## Requirement
Retype the data below without altering anything.

## Recorded information
[start]

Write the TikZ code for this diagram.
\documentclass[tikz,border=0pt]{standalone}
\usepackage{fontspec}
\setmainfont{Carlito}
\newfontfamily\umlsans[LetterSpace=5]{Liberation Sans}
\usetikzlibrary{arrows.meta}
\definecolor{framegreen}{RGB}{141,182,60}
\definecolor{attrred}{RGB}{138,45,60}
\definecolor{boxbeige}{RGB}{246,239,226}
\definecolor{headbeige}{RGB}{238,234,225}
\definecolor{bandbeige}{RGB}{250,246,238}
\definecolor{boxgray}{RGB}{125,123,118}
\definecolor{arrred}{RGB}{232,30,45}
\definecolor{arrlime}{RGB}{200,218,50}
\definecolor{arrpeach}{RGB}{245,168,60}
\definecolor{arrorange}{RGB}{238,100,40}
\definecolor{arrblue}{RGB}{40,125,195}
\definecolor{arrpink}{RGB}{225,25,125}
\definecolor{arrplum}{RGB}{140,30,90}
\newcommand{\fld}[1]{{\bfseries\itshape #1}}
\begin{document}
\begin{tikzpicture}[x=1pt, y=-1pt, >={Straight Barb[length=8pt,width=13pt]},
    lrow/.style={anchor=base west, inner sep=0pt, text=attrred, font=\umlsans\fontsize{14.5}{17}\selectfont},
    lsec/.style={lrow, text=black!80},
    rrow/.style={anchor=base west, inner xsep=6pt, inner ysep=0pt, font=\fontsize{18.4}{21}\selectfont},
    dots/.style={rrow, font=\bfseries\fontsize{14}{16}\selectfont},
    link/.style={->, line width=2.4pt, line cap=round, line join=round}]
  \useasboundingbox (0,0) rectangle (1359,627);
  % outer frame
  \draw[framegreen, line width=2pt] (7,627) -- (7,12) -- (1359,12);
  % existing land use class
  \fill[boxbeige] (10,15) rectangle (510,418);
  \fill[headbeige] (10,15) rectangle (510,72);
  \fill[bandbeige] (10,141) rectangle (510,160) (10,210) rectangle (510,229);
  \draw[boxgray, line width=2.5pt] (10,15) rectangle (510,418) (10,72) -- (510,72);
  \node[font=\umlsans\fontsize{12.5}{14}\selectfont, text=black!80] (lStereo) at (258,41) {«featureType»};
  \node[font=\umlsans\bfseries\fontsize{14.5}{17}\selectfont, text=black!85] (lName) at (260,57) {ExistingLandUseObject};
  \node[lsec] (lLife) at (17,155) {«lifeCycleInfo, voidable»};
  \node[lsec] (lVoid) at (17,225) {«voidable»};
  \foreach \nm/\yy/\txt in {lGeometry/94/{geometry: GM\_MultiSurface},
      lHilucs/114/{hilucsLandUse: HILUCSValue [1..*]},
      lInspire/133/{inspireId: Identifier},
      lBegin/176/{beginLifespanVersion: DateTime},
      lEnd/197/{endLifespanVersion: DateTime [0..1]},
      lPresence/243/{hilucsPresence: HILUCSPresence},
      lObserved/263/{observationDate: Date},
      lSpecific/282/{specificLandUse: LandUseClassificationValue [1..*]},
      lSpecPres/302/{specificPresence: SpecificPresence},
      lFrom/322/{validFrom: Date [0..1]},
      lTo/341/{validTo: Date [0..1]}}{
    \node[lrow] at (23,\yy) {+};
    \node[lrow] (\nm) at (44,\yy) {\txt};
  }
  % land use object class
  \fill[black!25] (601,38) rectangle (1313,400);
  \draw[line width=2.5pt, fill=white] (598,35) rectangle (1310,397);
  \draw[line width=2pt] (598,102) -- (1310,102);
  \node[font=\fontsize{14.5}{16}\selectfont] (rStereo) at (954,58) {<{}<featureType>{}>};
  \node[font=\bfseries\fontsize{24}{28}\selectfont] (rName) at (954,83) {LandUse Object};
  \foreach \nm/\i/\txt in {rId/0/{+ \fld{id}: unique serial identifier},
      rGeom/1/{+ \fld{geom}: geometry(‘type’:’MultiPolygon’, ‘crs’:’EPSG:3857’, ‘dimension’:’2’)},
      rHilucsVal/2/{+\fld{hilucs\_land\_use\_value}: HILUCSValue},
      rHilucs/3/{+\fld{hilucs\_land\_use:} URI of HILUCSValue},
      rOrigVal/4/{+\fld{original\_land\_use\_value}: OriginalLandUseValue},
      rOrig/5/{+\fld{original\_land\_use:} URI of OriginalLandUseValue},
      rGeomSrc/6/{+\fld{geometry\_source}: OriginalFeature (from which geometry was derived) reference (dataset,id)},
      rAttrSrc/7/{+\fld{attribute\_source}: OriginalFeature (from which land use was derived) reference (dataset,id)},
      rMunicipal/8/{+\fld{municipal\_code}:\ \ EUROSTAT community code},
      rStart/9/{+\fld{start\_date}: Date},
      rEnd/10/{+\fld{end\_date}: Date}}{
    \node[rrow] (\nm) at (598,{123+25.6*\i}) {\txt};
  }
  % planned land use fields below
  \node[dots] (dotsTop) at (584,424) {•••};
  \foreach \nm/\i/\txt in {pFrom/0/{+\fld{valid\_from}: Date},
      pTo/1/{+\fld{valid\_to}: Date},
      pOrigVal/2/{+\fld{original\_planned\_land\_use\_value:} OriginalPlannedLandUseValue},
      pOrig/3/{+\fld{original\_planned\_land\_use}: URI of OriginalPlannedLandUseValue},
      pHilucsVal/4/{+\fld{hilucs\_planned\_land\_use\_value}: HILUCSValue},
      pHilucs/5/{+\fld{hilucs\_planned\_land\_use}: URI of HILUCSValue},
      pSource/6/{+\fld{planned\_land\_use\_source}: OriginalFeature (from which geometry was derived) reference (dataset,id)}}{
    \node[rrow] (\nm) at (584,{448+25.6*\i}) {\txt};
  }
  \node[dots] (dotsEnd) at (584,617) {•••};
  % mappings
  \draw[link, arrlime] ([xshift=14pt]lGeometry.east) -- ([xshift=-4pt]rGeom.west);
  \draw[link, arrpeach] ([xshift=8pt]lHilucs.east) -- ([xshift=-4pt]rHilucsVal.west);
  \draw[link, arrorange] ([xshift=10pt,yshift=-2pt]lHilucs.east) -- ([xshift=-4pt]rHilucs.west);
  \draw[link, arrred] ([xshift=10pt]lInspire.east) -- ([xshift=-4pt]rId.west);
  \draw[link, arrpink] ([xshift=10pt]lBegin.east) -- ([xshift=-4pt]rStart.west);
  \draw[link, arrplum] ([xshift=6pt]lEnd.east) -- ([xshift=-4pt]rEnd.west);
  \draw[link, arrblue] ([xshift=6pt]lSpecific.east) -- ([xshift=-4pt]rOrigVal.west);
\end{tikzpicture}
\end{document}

[end]

## Result
Write the TikZ code for this diagram.
\documentclass[tikz,border=0pt]{standalone}
\usepackage{fontspec}
\setmainfont{Carlito}
\newfontfamily\umlsans[LetterSpace=5]{Liberation Sans}
\usetikzlibrary{arrows.meta}
\definecolor{framegreen}{RGB}{141,182,60}
\definecolor{attrred}{RGB}{138,45,60}
\definecolor{boxbeige}{RGB}{246,239,226}
\definecolor{headbeige}{RGB}{238,234,225}
\definecolor{bandbeige}{RGB}{250,246,238}
\definecolor{boxgray}{RGB}{125,123,118}
\definecolor{arrred}{RGB}{232,30,45}
\definecolor{arrlime}{RGB}{200,218,50}
\definecolor{arrpeach}{RGB}{245,168,60}
\definecolor{arrorange}{RGB}{238,100,40}
\definecolor{arrblue}{RGB}{40,125,195}
\definecolor{arrpink}{RGB}{225,25,125}
\definecolor{arrplum}{RGB}{140,30,90}
\newcommand{\fld}[1]{{\bfseries\itshape #1}}
\begin{document}
\begin{tikzpicture}[x=1pt, y=-1pt, >={Straight Barb[length=8pt,width=13pt]},
    lrow/.style={anchor=base west, inner sep=0pt, text=attrred, font=\umlsans\fontsize{14.5}{17}\selectfont},
    lsec/.style={lrow, text=black!80},
    rrow/.style={anchor=base west, inner xsep=6pt, inner ysep=0pt, font=\fontsize{18.4}{21}\selectfont},
    dots/.style={rrow, font=\bfseries\fontsize{14}{16}\selectfont},
    link/.style={->, line width=2.4pt, line cap=round, line join=round}]
  \useasboundingbox (0,0) rectangle (1359,627);
  % outer frame
  \draw[framegreen, line width=2pt] (7,627) -- (7,12) -- (1359,12);
  % existing land use class
  \fill[boxbeige] (10,15) rectangle (510,418);
  \fill[headbeige] (10,15) rectangle (510,72);
  \fill[bandbeige] (10,141) rectangle (510,160) (10,210) rectangle (510,229);
  \draw[boxgray, line width=2.5pt] (10,15) rectangle (510,418) (10,72) -- (510,72);
  \node[font=\umlsans\fontsize{12.5}{14}\selectfont, text=black!80] (lStereo) at (258,41) {«featureType»};
  \node[font=\umlsans\bfseries\fontsize{14.5}{17}\selectfont, text=black!85] (lName) at (260,57) {ExistingLandUseObject};
  \node[lsec] (lLife) at (17,155) {«lifeCycleInfo, voidable»};
  \node[lsec] (lVoid) at (17,225) {«voidable»};
  \foreach \nm/\yy/\txt in {lGeometry/94/{geometry: GM\_MultiSurface},
      lHilucs/114/{hilucsLandUse: HILUCSValue [1..*]},
      lInspire/133/{inspireId: Identifier},
      lBegin/176/{beginLifespanVersion: DateTime},
      lEnd/197/{endLifespanVersion: DateTime [0..1]},
      lPresence/243/{hilucsPresence: HILUCSPresence},
      lObserved/263/{observationDate: Date},
      lSpecific/282/{specificLandUse: LandUseClassificationValue [1..*]},
      lSpecPres/302/{specificPresence: SpecificPresence},
      lFrom/322/{validFrom: Date [0..1]},
      lTo/341/{validTo: Date [0..1]}}{
    \node[lrow] at (23,\yy) {+};
    \node[lrow] (\nm) at (44,\yy) {\txt};
  }
  % land use object class
  \fill[black!25] (601,38) rectangle (1313,400);
  \draw[line width=2.5pt, fill=white] (598,35) rectangle (1310,397);
  \draw[line width=2pt] (598,102) -- (1310,102);
  \node[font=\fontsize{14.5}{16}\selectfont] (rStereo) at (954,58) {<{}<featureType>{}>};
  \node[font=\bfseries\fontsize{24}{28}\selectfont] (rName) at (954,83) {LandUse Object};
  \foreach \nm/\i/\txt in {rId/0/{+ \fld{id}: unique serial identifier},
      rGeom/1/{+ \fld{geom}: geometry(‘type’:’MultiPolygon’, ‘crs’:’EPSG:3857’, ‘dimension’:’2’)},
      rHilucsVal/2/{+\fld{hilucs\_land\_use\_value}: HILUCSValue},
      rHilucs/3/{+\fld{hilucs\_land\_use:} URI of HILUCSValue},
      rOrigVal/4/{+\fld{original\_land\_use\_value}: OriginalLandUseValue},
      rOrig/5/{+\fld{original\_land\_use:} URI of OriginalLandUseValue},
      rGeomSrc/6/{+\fld{geometry\_source}: OriginalFeature (from which geometry was derived) reference (dataset,id)},
      rAttrSrc/7/{+\fld{attribute\_source}: OriginalFeature (from which land use was derived) reference (dataset,id)},
      rMunicipal/8/{+\fld{municipal\_code}:\ \ EUROSTAT community code},
      rStart/9/{+\fld{start\_date}: Date},
      rEnd/10/{+\fld{end\_date}: Date}}{
    \node[rrow] (\nm) at (598,{123+25.6*\i}) {\txt};
  }
  % planned land use fields below
  \node[dots] (dotsTop) at (584,424) {•••};
  \foreach \nm/\i/\txt in {pFrom/0/{+\fld{valid\_from}: Date},
      pTo/1/{+\fld{valid\_to}: Date},
      pOrigVal/2/{+\fld{original\_planned\_land\_use\_value:} OriginalPlannedLandUseValue},
      pOrig/3/{+\fld{original\_planned\_land\_use}: URI of OriginalPlannedLandUseValue},
      pHilucsVal/4/{+\fld{hilucs\_planned\_land\_use\_value}: HILUCSValue},
      pHilucs/5/{+\fld{hilucs\_planned\_land\_use}: URI of HILUCSValue},
      pSource/6/{+\fld{planned\_land\_use\_source}: OriginalFeature (from which geometry was derived) reference (dataset,id)}}{
    \node[rrow] (\nm) at (584,{448+25.6*\i}) {\txt};
  }
  \node[dots] (dotsEnd) at (584,617) {•••};
  % mappings
  \draw[link, arrlime] ([xshift=14pt]lGeometry.east) -- ([xshift=-4pt]rGeom.west);
  \draw[link, arrpeach] ([xshift=8pt]lHilucs.east) -- ([xshift=-4pt]rHilucsVal.west);
  \draw[link, arrorange] ([xshift=10pt,yshift=-2pt]lHilucs.east) -- ([xshift=-4pt]rHilucs.west);
  \draw[link, arrred] ([xshift=10pt]lInspire.east) -- ([xshift=-4pt]rId.west);
  \draw[link, arrpink] ([xshift=10pt]lBegin.east) -- ([xshift=-4pt]rStart.west);
  \draw[link, arrplum] ([xshift=6pt]lEnd.east) -- ([xshift=-4pt]rEnd.west);
  \draw[link, arrblue] ([xshift=6pt]lSpecific.east) -- ([xshift=-4pt]rOrigVal.west);
\end{tikzpicture}
\end{document}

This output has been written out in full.